== SUPPLIED INFORMATION ==
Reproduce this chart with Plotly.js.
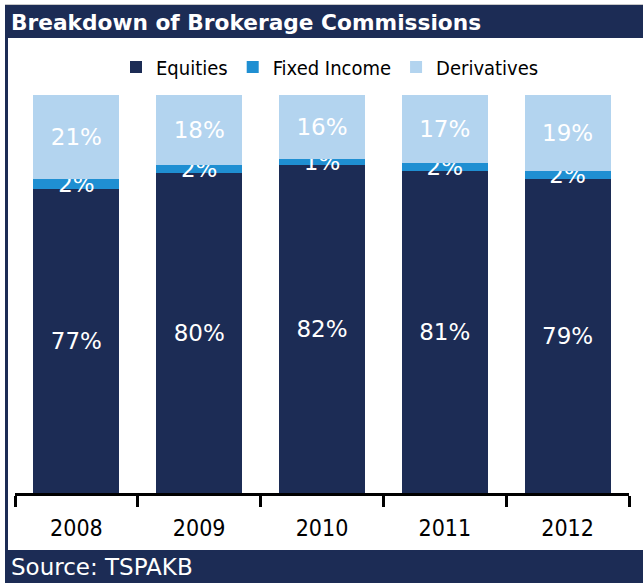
<!DOCTYPE html>
<html>
<head>
<meta charset="utf-8">
<script src="https://cdn.plot.ly/plotly-3.0.1.min.js"></script>
<style>
html,body{margin:0;padding:0;background:#fff;}
#chart{width:643px;height:583px;}
</style>
</head>
<body>
<div id="chart"></div>
<script>
const years = ["2008", "2009", "2010", "2011", "2012"];
const equities = [76.4, 80.3, 82.4, 80.9, 78.9];
const fixedIncome = [2.5, 2.1, 1.5, 2.0, 2.0];
const derivatives = [21.1, 17.6, 16.1, 17.1, 19.1];
const equitiesLabels = ["77%", "80%", "82%", "81%", "79%"];
const fixedIncomeLabels = ["2%", "2%", "1%", "2%", "2%"];
const derivativesLabels = ["21%", "18%", "16%", "17%", "19%"];

const NAVY = "#1c2c55";
const BLUE = "#1f8fd2";
const LIGHT = "#b3d4ef";
const labelFont = {family: "DejaVu Sans", size: 23, color: "#ffffff"};

function barTrace(name, y, text, color) {
  return {
    type: "bar", name: name, x: years, y: y, text: text,
    textposition: "inside", insidetextanchor: "middle", textangle: 0,
    insidetextfont: labelFont, constraintext: "none",
    marker: {color: color, line: {width: 0}},
    hoverinfo: "skip", cliponaxis: false
  };
}

const data = [
  barTrace("Equities", equities, equitiesLabels, NAVY),
  barTrace("Fixed Income", fixedIncome, fixedIncomeLabels, BLUE),
  barTrace("Derivatives", derivatives, derivativesLabels, LIGHT)
];

// plot area: x 15..629 px, y 95..493 px
const L = 15, R = 629, T = 95, B = 493;
const px = v => (v - L) / (R - L);
const py = v => (B - v) / (B - T);

const layout = {
  width: 643, height: 583,
  margin: {l: L, r: 643 - R, t: T, b: 583 - B, pad: 0},
  paper_bgcolor: "#ffffff", plot_bgcolor: "rgba(0,0,0,0)",
  barmode: "stack", bargap: 0.30,
  showlegend: true,
  uniformtext: {mode: "show", minsize: 23},
  title: {
    text: "<b>Breakdown of Brokerage Commissions</b>",
    font: {family: "DejaVu Sans", size: 21.7, color: "#ffffff"},
    xref: "container", yref: "container",
    x: 11 / 643, xanchor: "left", y: 1 - 22 / 583, yanchor: "middle"
  },
  legend: {
    orientation: "h", x: px(330), xanchor: "center", y: py(67), yanchor: "middle",
    font: {family: "DejaVu Sans Condensed", size: 20, color: "#000000"},
    traceorder: "normal", itemclick: false, itemdoubleclick: false
  },
  xaxis: {
    type: "category", showline: true, linecolor: "#000000", linewidth: 2.5,
    ticks: "outside", tickson: "boundaries", ticklen: 11, tickwidth: 3, tickcolor: "#000000",
    ticklabelstandoff: 13,
    tickfont: {family: "DejaVu Sans Condensed", size: 23, color: "#000000"},
    showgrid: false, zeroline: false, fixedrange: true
  },
  yaxis: {range: [0, 100], visible: false, showgrid: false, zeroline: false, fixedrange: true},
  shapes: [
    {type: "rect", xref: "paper", yref: "paper", x0: px(5), x1: px(643), y0: py(38), y1: py(5),
     fillcolor: NAVY, line: {width: 0}, layer: "below"},
    {type: "rect", xref: "paper", yref: "paper", x0: px(5), x1: px(643), y0: py(583), y1: py(550),
     fillcolor: NAVY, line: {width: 0}, layer: "below"},
    {type: "rect", xref: "paper", yref: "paper", x0: px(5), x1: px(8), y0: py(583), y1: py(5),
     fillcolor: NAVY, line: {width: 0}, layer: "below"},
    {type: "line", xref: "paper", yref: "paper", x0: px(5), x1: px(643), y0: py(4.5), y1: py(4.5),
     line: {color: "#c8c8c8", width: 1}, layer: "below"}
  ],
  annotations: [
    {text: "Source: TSPAKB", xref: "paper", yref: "paper", x: px(9), y: py(567),
     xanchor: "left", yanchor: "middle", showarrow: false,
     font: {family: "DejaVu Sans", size: 23, color: "#ffffff"}}
  ]
};

Plotly.newPlot("chart", data, layout, {displayModeBar: false, staticPlot: true});
</script>
</body>
</html>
===
▶ YOUR INSTRUCTIONS: Keep the pictures out of the copy and return the rest of the data above exactly.

▶ REPLY:
Reproduce this chart with Plotly.js.
<!DOCTYPE html>
<html>
<head>
<meta charset="utf-8">
<script src="https://cdn.plot.ly/plotly-3.0.1.min.js"></script>
<style>
html,body{margin:0;padding:0;background:#fff;}
#chart{width:643px;height:583px;}
</style>
</head>
<body>
<div id="chart"></div>
<script>
const years = ["2008", "2009", "2010", "2011", "2012"];
const equities = [76.4, 80.3, 82.4, 80.9, 78.9];
const fixedIncome = [2.5, 2.1, 1.5, 2.0, 2.0];
const derivatives = [21.1, 17.6, 16.1, 17.1, 19.1];
const equitiesLabels = ["77%", "80%", "82%", "81%", "79%"];
const fixedIncomeLabels = ["2%", "2%", "1%", "2%", "2%"];
const derivativesLabels = ["21%", "18%", "16%", "17%", "19%"];

const NAVY = "#1c2c55";
const BLUE = "#1f8fd2";
const LIGHT = "#b3d4ef";
const labelFont = {family: "DejaVu Sans", size: 23, color: "#ffffff"};

function barTrace(name, y, text, color) {
  return {
    type: "bar", name: name, x: years, y: y, text: text,
    textposition: "inside", insidetextanchor: "middle", textangle: 0,
    insidetextfont: labelFont, constraintext: "none",
    marker: {color: color, line: {width: 0}},
    hoverinfo: "skip", cliponaxis: false
  };
}

const data = [
  barTrace("Equities", equities, equitiesLabels, NAVY),
  barTrace("Fixed Income", fixedIncome, fixedIncomeLabels, BLUE),
  barTrace("Derivatives", derivatives, derivativesLabels, LIGHT)
];

// plot area: x 15..629 px, y 95..493 px
const L = 15, R = 629, T = 95, B = 493;
const px = v => (v - L) / (R - L);
const py = v => (B - v) / (B - T);

const layout = {
  width: 643, height: 583,
  margin: {l: L, r: 643 - R, t: T, b: 583 - B, pad: 0},
  paper_bgcolor: "#ffffff", plot_bgcolor: "rgba(0,0,0,0)",
  barmode: "stack", bargap: 0.30,
  showlegend: true,
  uniformtext: {mode: "show", minsize: 23},
  title: {
    text: "<b>Breakdown of Brokerage Commissions</b>",
    font: {family: "DejaVu Sans", size: 21.7, color: "#ffffff"},
    xref: "container", yref: "container",
    x: 11 / 643, xanchor: "left", y: 1 - 22 / 583, yanchor: "middle"
  },
  legend: {
    orientation: "h", x: px(330), xanchor: "center", y: py(67), yanchor: "middle",
    font: {family: "DejaVu Sans Condensed", size: 20, color: "#000000"},
    traceorder: "normal", itemclick: false, itemdoubleclick: false
  },
  xaxis: {
    type: "category", showline: true, linecolor: "#000000", linewidth: 2.5,
    ticks: "outside", tickson: "boundaries", ticklen: 11, tickwidth: 3, tickcolor: "#000000",
    ticklabelstandoff: 13,
    tickfont: {family: "DejaVu Sans Condensed", size: 23, color: "#000000"},
    showgrid: false, zeroline: false, fixedrange: true
  },
  yaxis: {range: [0, 100], visible: false, showgrid: false, zeroline: false, fixedrange: true},
  shapes: [
    {type: "rect", xref: "paper", yref: "paper", x0: px(5), x1: px(643), y0: py(38), y1: py(5),
     fillcolor: NAVY, line: {width: 0}, layer: "below"},
    {type: "rect", xref: "paper", yref: "paper", x0: px(5), x1: px(643), y0: py(583), y1: py(550),
     fillcolor: NAVY, line: {width: 0}, layer: "below"},
    {type: "rect", xref: "paper", yref: "paper", x0: px(5), x1: px(8), y0: py(583), y1: py(5),
     fillcolor: NAVY, line: {width: 0}, layer: "below"},
    {type: "line", xref: "paper", yref: "paper", x0: px(5), x1: px(643), y0: py(4.5), y1: py(4.5),
     line: {color: "#c8c8c8", width: 1}, layer: "below"}
  ],
  annotations: [
    {text: "Source: TSPAKB", xref: "paper", yref: "paper", x: px(9), y: py(567),
     xanchor: "left", yanchor: "middle", showarrow: false,
     font: {family: "DejaVu Sans", size: 23, color: "#ffffff"}}
  ]
};

Plotly.newPlot("chart", data, layout, {displayModeBar: false, staticPlot: true});
</script>
</body>
</html>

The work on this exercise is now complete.